Charts and diagrams as code
____________

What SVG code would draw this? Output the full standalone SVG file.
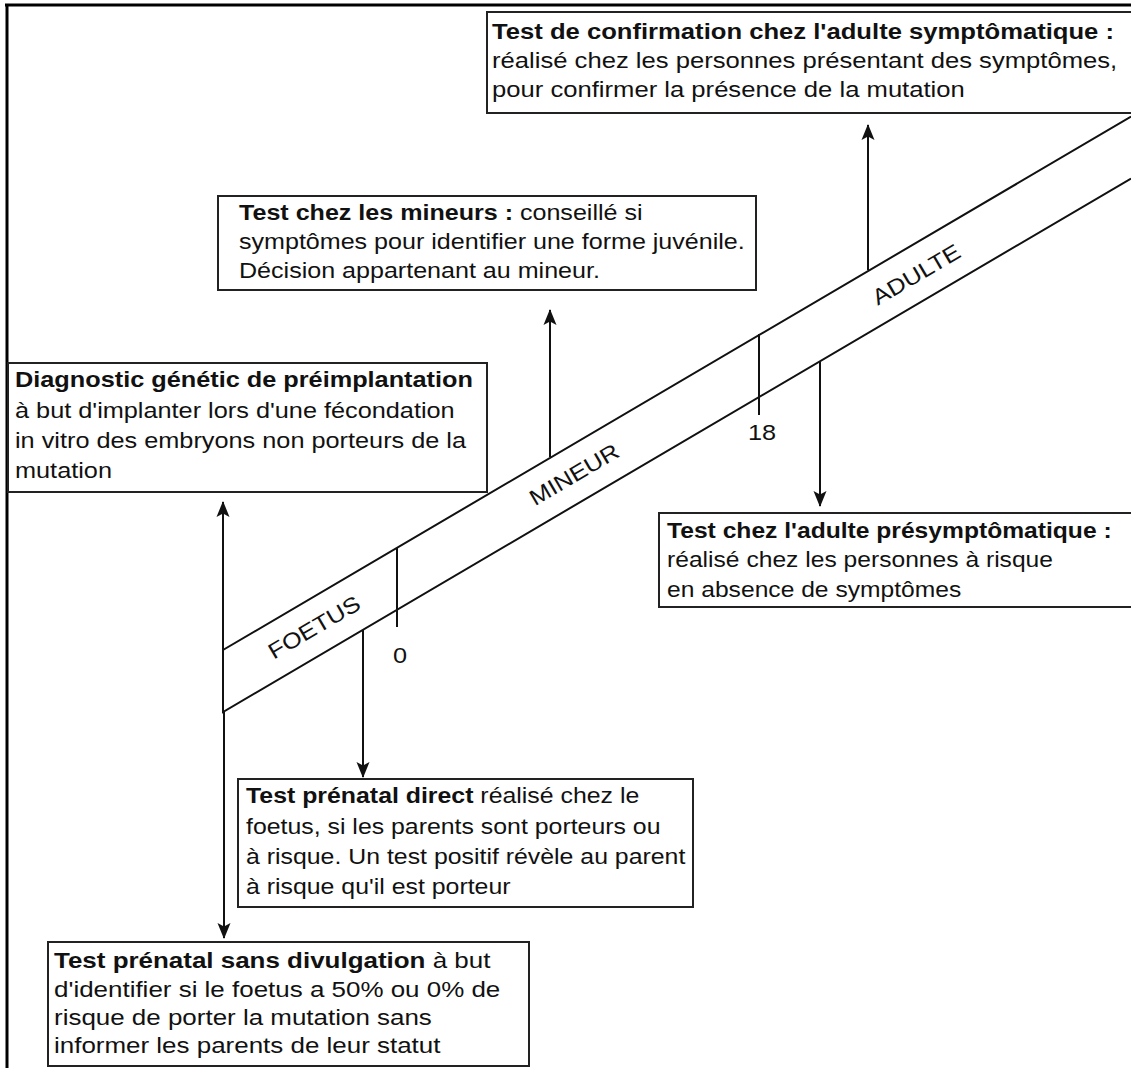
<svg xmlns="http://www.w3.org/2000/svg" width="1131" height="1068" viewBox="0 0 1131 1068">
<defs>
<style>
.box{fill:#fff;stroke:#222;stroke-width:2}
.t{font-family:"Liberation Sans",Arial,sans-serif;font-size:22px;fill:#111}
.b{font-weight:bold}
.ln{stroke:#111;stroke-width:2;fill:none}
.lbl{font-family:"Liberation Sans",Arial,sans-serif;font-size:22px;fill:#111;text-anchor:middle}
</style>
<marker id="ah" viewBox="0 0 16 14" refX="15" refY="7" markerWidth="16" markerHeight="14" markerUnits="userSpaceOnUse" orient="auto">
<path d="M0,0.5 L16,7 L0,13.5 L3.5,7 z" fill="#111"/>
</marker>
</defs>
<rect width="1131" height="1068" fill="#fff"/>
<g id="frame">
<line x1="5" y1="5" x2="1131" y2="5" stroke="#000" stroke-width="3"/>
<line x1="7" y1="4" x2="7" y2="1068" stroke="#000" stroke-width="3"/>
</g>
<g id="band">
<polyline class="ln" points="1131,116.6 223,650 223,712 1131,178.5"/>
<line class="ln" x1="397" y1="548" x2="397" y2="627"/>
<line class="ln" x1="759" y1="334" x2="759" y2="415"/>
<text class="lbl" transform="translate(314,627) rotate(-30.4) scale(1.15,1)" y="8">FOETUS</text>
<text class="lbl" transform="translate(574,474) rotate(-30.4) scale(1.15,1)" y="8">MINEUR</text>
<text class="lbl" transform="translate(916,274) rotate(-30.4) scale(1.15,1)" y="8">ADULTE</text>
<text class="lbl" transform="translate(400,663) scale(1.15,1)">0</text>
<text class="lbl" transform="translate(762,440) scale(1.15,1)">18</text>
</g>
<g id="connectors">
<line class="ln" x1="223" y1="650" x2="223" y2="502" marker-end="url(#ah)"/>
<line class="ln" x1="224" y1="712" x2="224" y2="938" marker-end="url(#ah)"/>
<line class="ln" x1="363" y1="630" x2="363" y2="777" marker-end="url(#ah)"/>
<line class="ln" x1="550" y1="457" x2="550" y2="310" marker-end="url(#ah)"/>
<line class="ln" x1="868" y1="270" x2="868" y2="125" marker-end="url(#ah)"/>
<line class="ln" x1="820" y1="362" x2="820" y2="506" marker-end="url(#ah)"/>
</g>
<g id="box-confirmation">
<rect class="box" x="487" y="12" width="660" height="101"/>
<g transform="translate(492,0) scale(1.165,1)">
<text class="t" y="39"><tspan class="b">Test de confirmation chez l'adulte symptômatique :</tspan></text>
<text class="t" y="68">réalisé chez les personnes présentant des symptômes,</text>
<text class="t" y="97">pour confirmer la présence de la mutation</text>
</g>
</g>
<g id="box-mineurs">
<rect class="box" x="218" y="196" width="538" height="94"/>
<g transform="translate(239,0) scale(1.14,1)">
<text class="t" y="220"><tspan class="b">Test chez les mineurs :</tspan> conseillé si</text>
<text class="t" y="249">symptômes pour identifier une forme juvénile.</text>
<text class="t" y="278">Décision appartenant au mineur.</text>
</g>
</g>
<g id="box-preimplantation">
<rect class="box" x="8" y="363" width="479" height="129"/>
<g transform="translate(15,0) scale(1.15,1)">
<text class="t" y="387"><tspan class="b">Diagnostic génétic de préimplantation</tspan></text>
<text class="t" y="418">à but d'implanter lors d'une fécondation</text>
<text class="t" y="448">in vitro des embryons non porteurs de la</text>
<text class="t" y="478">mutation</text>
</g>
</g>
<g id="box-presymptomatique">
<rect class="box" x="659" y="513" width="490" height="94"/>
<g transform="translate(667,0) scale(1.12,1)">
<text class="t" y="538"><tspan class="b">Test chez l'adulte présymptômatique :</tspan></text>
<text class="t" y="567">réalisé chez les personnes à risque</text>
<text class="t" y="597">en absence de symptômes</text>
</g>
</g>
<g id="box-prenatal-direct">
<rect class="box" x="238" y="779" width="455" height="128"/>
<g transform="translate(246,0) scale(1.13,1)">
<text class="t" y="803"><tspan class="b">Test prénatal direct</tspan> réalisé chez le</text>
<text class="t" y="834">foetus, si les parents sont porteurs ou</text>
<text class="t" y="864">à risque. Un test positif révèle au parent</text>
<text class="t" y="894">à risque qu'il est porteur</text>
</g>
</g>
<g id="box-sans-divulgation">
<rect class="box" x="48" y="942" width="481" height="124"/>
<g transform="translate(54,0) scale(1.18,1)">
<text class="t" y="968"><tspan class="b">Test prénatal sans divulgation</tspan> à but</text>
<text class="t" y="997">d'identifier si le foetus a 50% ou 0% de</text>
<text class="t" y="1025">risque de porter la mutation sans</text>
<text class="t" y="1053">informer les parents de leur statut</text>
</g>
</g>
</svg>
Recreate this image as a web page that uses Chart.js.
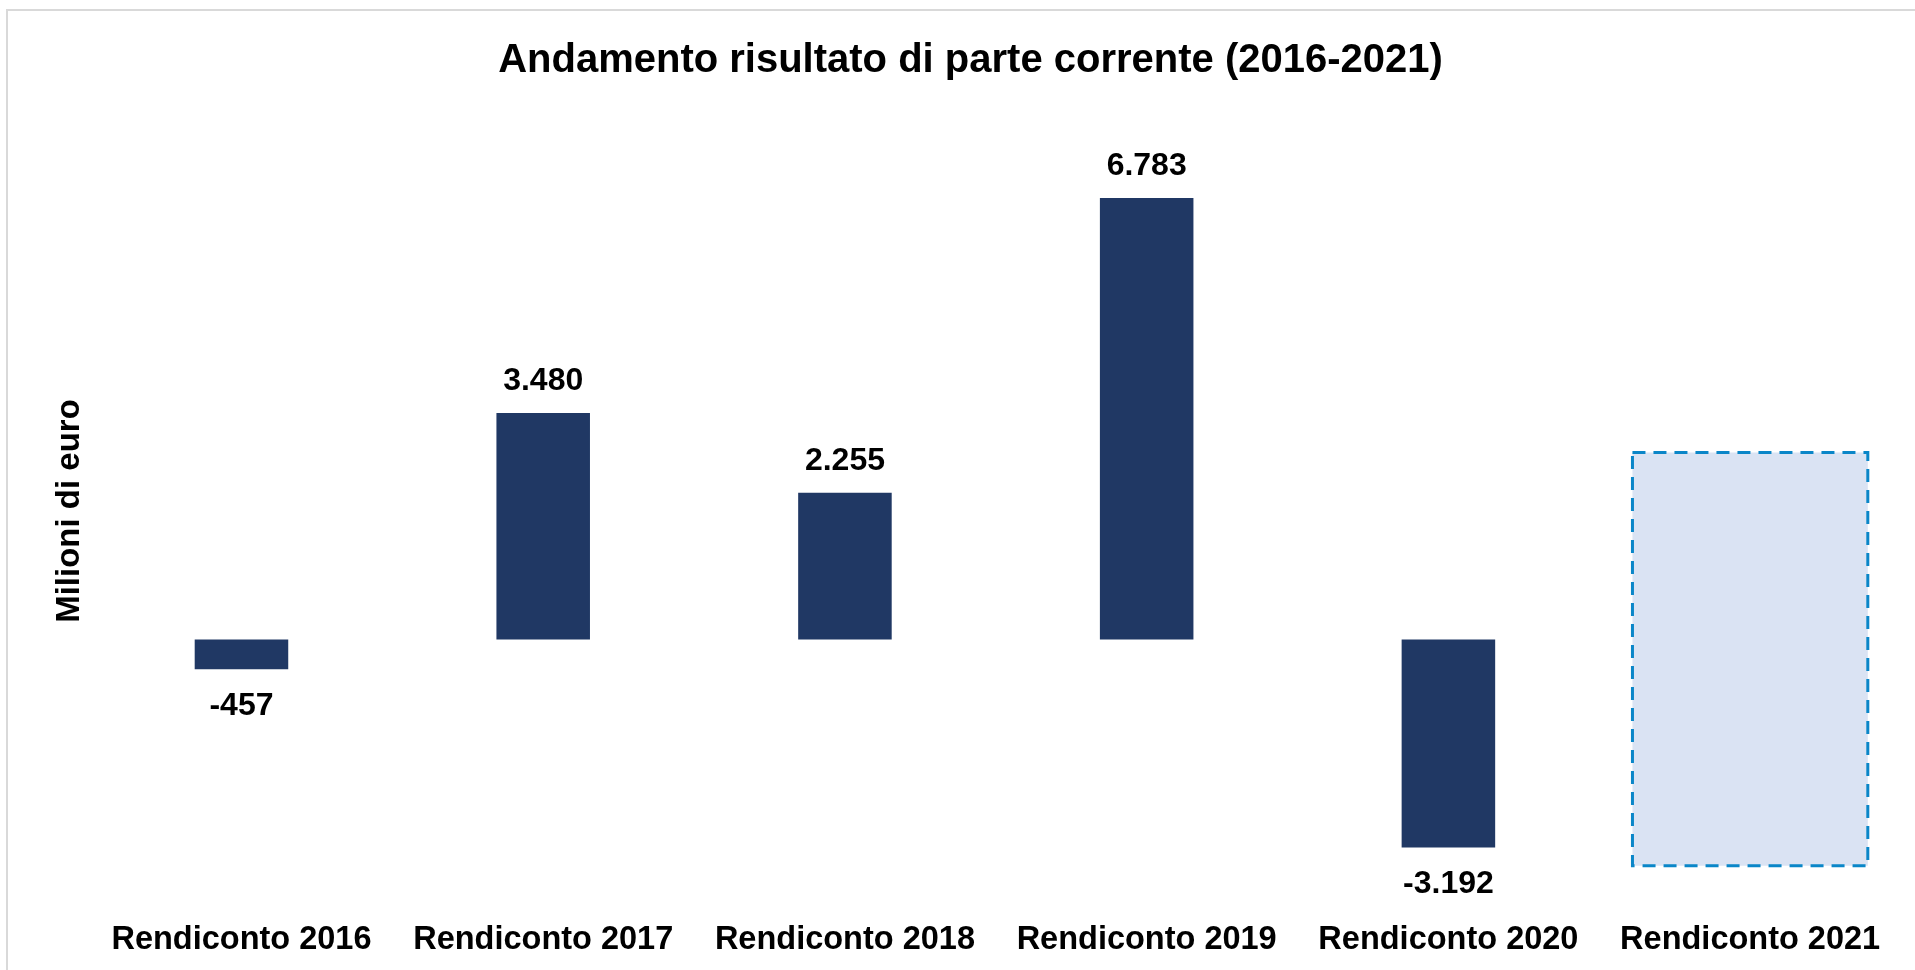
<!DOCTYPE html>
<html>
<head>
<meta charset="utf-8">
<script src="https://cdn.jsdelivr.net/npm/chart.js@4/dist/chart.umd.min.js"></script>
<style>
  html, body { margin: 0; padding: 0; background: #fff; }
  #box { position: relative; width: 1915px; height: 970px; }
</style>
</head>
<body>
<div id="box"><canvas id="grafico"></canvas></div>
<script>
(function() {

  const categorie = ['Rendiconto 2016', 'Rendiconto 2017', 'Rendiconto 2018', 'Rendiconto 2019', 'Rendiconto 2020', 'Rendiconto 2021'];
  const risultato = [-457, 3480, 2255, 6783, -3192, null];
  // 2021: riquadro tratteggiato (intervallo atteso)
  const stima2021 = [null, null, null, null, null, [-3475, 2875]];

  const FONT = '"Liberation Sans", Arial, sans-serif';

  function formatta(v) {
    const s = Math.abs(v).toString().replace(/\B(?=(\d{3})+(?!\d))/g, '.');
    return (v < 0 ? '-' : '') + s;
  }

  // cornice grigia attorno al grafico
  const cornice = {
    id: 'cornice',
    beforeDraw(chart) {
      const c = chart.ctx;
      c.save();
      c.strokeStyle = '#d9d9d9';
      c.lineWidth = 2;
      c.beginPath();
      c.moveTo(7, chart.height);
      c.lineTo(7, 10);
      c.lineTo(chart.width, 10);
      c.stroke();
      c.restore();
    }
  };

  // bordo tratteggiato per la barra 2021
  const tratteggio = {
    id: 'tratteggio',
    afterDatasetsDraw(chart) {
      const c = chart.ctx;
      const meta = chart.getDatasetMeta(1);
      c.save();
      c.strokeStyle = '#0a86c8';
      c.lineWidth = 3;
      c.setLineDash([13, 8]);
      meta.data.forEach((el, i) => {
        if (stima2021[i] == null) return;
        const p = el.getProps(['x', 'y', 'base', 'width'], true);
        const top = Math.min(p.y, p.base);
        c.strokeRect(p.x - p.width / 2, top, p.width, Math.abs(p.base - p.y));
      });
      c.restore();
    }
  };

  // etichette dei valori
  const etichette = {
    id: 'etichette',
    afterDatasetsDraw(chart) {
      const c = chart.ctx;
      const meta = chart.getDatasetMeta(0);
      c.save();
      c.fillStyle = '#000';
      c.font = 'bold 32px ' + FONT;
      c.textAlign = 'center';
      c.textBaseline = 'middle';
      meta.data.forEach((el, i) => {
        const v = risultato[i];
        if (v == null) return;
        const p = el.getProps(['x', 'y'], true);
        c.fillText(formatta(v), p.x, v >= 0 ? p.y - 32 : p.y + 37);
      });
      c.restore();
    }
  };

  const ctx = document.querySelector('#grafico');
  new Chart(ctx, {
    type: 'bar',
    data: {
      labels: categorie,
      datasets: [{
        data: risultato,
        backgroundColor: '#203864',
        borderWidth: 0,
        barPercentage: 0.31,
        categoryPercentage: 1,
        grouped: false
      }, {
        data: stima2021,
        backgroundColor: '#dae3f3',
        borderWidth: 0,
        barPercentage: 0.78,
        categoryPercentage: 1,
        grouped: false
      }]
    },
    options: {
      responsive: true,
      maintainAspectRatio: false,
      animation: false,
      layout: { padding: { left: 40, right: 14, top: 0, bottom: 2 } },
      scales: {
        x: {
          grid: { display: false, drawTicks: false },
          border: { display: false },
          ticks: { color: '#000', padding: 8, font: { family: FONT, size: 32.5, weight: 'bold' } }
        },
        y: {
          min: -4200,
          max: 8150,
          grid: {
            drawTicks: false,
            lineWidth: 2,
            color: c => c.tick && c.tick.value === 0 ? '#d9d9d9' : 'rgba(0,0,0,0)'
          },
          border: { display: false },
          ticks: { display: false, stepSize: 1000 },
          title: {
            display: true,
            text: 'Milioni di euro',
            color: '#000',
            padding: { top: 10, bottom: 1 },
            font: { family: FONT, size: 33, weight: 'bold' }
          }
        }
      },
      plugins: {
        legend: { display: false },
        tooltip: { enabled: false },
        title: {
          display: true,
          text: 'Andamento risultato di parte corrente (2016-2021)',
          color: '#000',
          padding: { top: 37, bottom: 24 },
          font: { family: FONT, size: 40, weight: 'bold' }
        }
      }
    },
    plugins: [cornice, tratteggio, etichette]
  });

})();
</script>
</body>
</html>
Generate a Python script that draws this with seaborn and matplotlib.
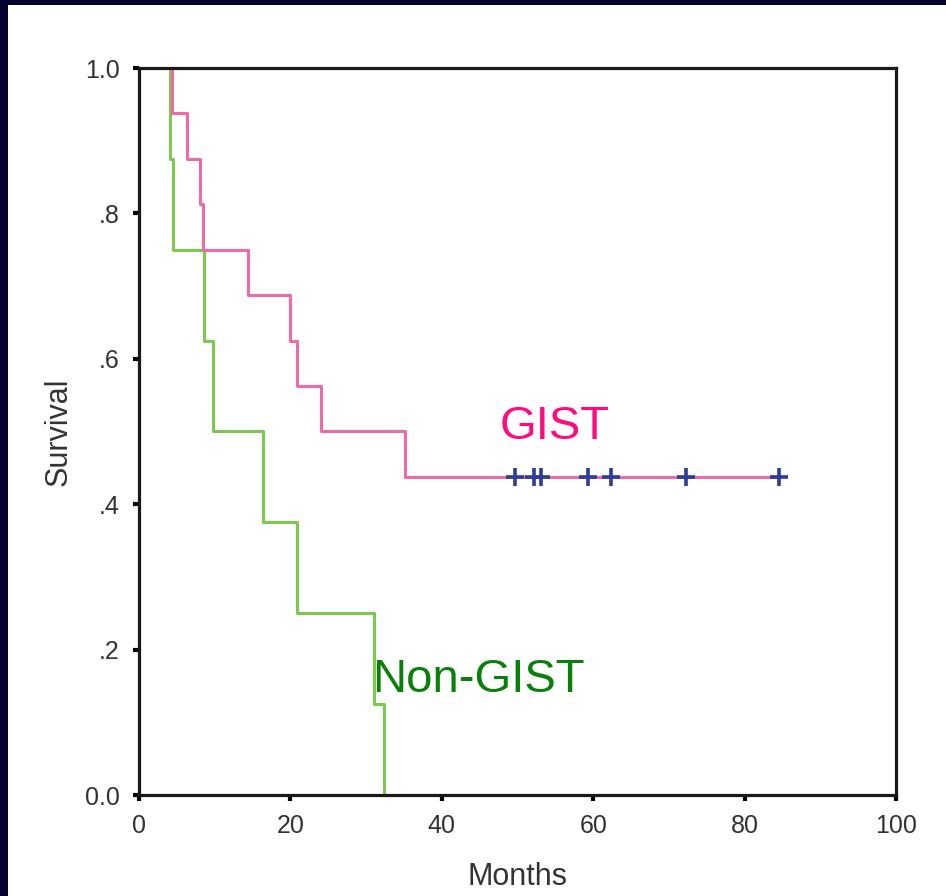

____________

- The exercise -
Look back over the material above and state how many lines hold the word "script". Write the number and nothing else.

- Expected answer -
4